Saint Abigail is an Irish saint, recognized in the Orthodox and Catholic Churches for her use of herbal medicine to heal people, her skills as a beekeeper and for protecting her village from the plague. She is also widely respected as the sister and disciple of St. Abban.
Other names of the saint are Gobnait (Gobnet, Gobhnet, Gobnaid, Gobnata, or Gobnatae). Gobnait is Irish for Abigail (“Brings Joy”).
As the patron saint of beekeepers, her name also has been anglicized as Deborah, meaning “Honey Bee.”
Saint Abigail was born in County Clare, Ireland, sometime in the 5th or 6th century.
Tradition holds that Saint fled Clare in order to escape family feuding, settling on Inis Oírr.
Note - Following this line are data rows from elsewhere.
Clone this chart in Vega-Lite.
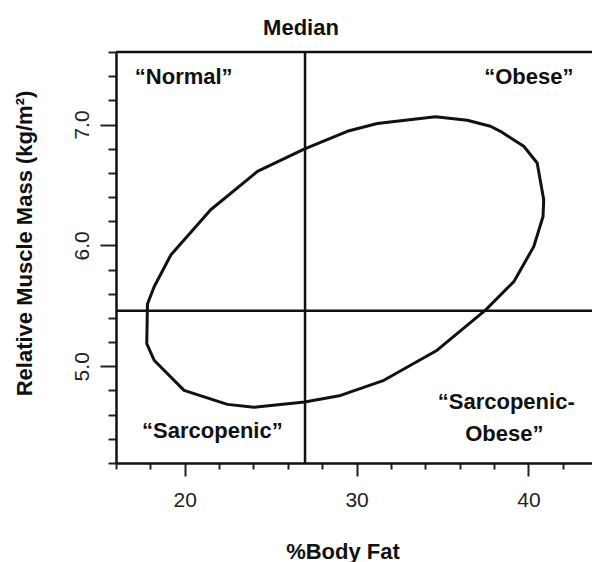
{
  "$schema": "https://vega.github.io/schema/vega-lite/v6.json",
  "autosize": "none",
  "width": 476,
  "height": 411,
  "padding": {"left": 116, "top": 52, "right": 0, "bottom": 99},
  "background": "white",
  "view": {"stroke": null},
  "config": {
    "font": "Liberation Sans",
    "axis": {"grid": false, "labelOverlap": false, "labelFlush": false}
  },
  "title": {
    "text": "Median",
    "font": "Liberation Sans",
    "fontSize": 22,
    "fontWeight": "bold",
    "color": "#111",
    "anchor": "middle",
    "frame": "group",
    "dx": -53,
    "offset": -6,
    "baseline": "alphabetic"
  },
  "datasets": {
    "curve": [
      {"i": 1, "fat": 34.59, "rmm": 7.064},
      {"i": 2, "fat": 36.44, "rmm": 7.036},
      {"i": 3, "fat": 37.79, "rmm": 6.986},
      {"i": 4, "fat": 38.37, "rmm": 6.944},
      {"i": 5, "fat": 39.73, "rmm": 6.820},
      {"i": 6, "fat": 40.51, "rmm": 6.682},
      {"i": 7, "fat": 40.89, "rmm": 6.378},
      {"i": 8, "fat": 40.85, "rmm": 6.239},
      {"i": 9, "fat": 40.31, "rmm": 5.990},
      {"i": 10, "fat": 39.15, "rmm": 5.700},
      {"i": 11, "fat": 37.50, "rmm": 5.465},
      {"i": 12, "fat": 34.69, "rmm": 5.133},
      {"i": 13, "fat": 31.59, "rmm": 4.884},
      {"i": 14, "fat": 29.07, "rmm": 4.759},
      {"i": 15, "fat": 26.98, "rmm": 4.704},
      {"i": 16, "fat": 24.03, "rmm": 4.662},
      {"i": 17, "fat": 22.48, "rmm": 4.685},
      {"i": 18, "fat": 19.96, "rmm": 4.801},
      {"i": 19, "fat": 18.22, "rmm": 5.050},
      {"i": 20, "fat": 17.79, "rmm": 5.188},
      {"i": 21, "fat": 17.83, "rmm": 5.515},
      {"i": 22, "fat": 18.22, "rmm": 5.658},
      {"i": 23, "fat": 19.19, "rmm": 5.921},
      {"i": 24, "fat": 21.51, "rmm": 6.295},
      {"i": 25, "fat": 23.65, "rmm": 6.544},
      {"i": 26, "fat": 24.23, "rmm": 6.612},
      {"i": 27, "fat": 26.98, "rmm": 6.798},
      {"i": 28, "fat": 29.46, "rmm": 6.944},
      {"i": 29, "fat": 31.20, "rmm": 7.008},
      {"i": 30, "fat": 34.59, "rmm": 7.064}
    ],
    "labels": [
      {"fat": 19.94, "rmm": 7.335, "label": "“Normal”"},
      {"fat": 40.02, "rmm": 7.335, "label": "“Obese”"},
      {"fat": 21.61, "rmm": 4.405, "label": "“Sarcopenic”"},
      {"fat": 38.71, "rmm": 4.643, "label": "“Sarcopenic-"},
      {"fat": 38.6, "rmm": 4.386, "label": "Obese”"}
    ],
    "medianFat": [{"fat": 27}],
    "medianRmm": [{"rmm": 5.46}],
    "frameTop": [{"rmm": 7.6}]
  },
  "layer": [
    {
      "data": {"name": "curve"},
      "mark": {"type": "line", "color": "#111", "strokeWidth": 3, "strokeJoin": "round"},
      "encoding": {
        "x": {
          "field": "fat",
          "type": "quantitative",
          "scale": {"domain": [16, 43.7], "nice": false, "zero": false},
          "axis": {
            "title": "%Body Fat",
            "titleFont": "Liberation Sans",
            "titleFontSize": 22,
            "titleFontWeight": "bold",
            "titleColor": "#111",
            "titleX": 226.5,
            "titleY": 95,
            "titleAlign": "center",
            "titleBaseline": "alphabetic",
            "values": [16, 18, 20, 22, 24, 26, 28, 30, 32, 34, 36, 38, 40, 42],
            "tickCount": 100,
            "format": "d",
            "labelExpr": "datum.value % 10 === 0 ? datum.label : ''",
            "labelFont": "Liberation Sans",
            "labelFontSize": 21,
            "labelColor": "#222",
            "labelPadding": 13,
            "labelFlush": false,
            "labelOverlap": false,
            "domainColor": "#111",
            "domainWidth": 2.5,
            "tickColor": "#222",
            "tickWidth": 2,
            "tickSize": {"condition": {"test": "datum.value % 10 === 0", "value": 13}, "value": 6}
          }
        },
        "y": {
          "field": "rmm",
          "type": "quantitative",
          "scale": {"domain": [4.2, 7.6], "nice": false, "zero": false},
          "axis": {
            "title": "Relative Muscle Mass (kg/m²)",
            "titleFont": "Liberation Sans",
            "titleFontSize": 22,
            "titleFontWeight": "bold",
            "titleColor": "#111",
            "titleAngle": 270,
            "titleX": -85,
            "titleY": 191,
            "titleAlign": "center",
            "titleBaseline": "alphabetic",
            "values": [4.2, 4.4, 4.6, 4.8, 5, 5.2, 5.4, 5.6, 5.8, 6, 6.2, 6.4, 6.6, 6.8, 7, 7.2, 7.4, 7.6],
            "tickCount": 100,
            "format": ".1f",
            "labelExpr": "datum.value % 1 === 0 ? datum.label : ''",
            "labelAngle": 270,
            "labelAlign": "center",
            "labelBaseline": "alphabetic",
            "labelFont": "Liberation Sans",
            "labelFontSize": 21,
            "labelColor": "#222",
            "labelPadding": 12,
            "labelFlush": false,
            "labelOverlap": false,
            "domainColor": "#111",
            "domainWidth": 2.5,
            "tickColor": "#222",
            "tickWidth": 2,
            "tickSize": {"condition": {"test": "datum.value % 1 === 0", "value": 16}, "value": 8}
          }
        },
        "order": {"field": "i", "type": "quantitative"}
      }
    },
    {
      "data": {"name": "medianFat"},
      "mark": {"type": "rule", "color": "#111", "strokeWidth": 2.5},
      "encoding": {"x": {"field": "fat", "type": "quantitative"}}
    },
    {
      "data": {"name": "medianRmm"},
      "mark": {"type": "rule", "color": "#111", "strokeWidth": 2.5},
      "encoding": {"y": {"field": "rmm", "type": "quantitative"}}
    },
    {
      "data": {"name": "frameTop"},
      "mark": {"type": "rule", "color": "#111", "strokeWidth": 2.5},
      "encoding": {"y": {"field": "rmm", "type": "quantitative"}}
    },
    {
      "data": {"name": "labels"},
      "mark": {"type": "text", "font": "Liberation Sans", "fontSize": 22, "fontWeight": "bold", "color": "#111", "baseline": "alphabetic", "align": "center"},
      "encoding": {
        "x": {"field": "fat", "type": "quantitative"},
        "y": {"field": "rmm", "type": "quantitative"},
        "text": {"field": "label"}
      }
    }
  ]
}
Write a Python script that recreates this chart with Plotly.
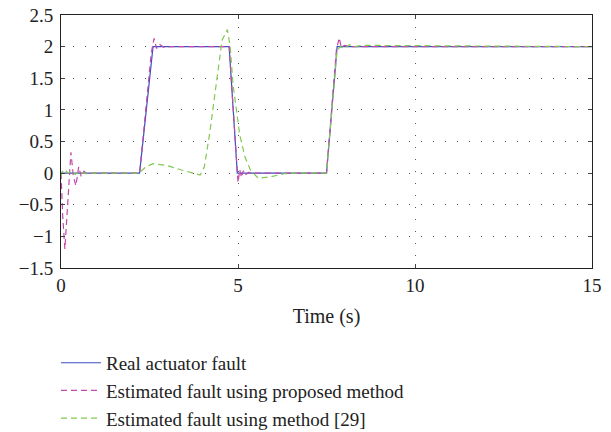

After a time, an angel appeared and told her that she was meant to spend the rest of her days (until her soul left her earthly body) elsewhere. She would know the right place because she would find nine white deer grazing there. So she left the island to journey through the southern coastal counties in search of the deers.
She found that mystical herd in Ballyvourney, County Cork, where she dedicated the remainder of her earthly life to pastoral work.
A popular story surrounding Saint Abigail's ability with bees is one of her chasing off a brigand with an angry swarm of bees, forcing him to return the cattle he had stolen. One of the characteristics of the religious order she started is that they went around healing people's ailments. It is assumed by most sources that she did this with various herbal remedies in which she used her honey.
The saint is still locally venerated today and is among a group of Irish saints whose feast day has been given national rather than just local recognition. The main centres of devotion to Gobnait are Inis Oírr (Aran Islands), Dún Chaoin in West Kerry and Balleyvourney near the Cork / Kerry border.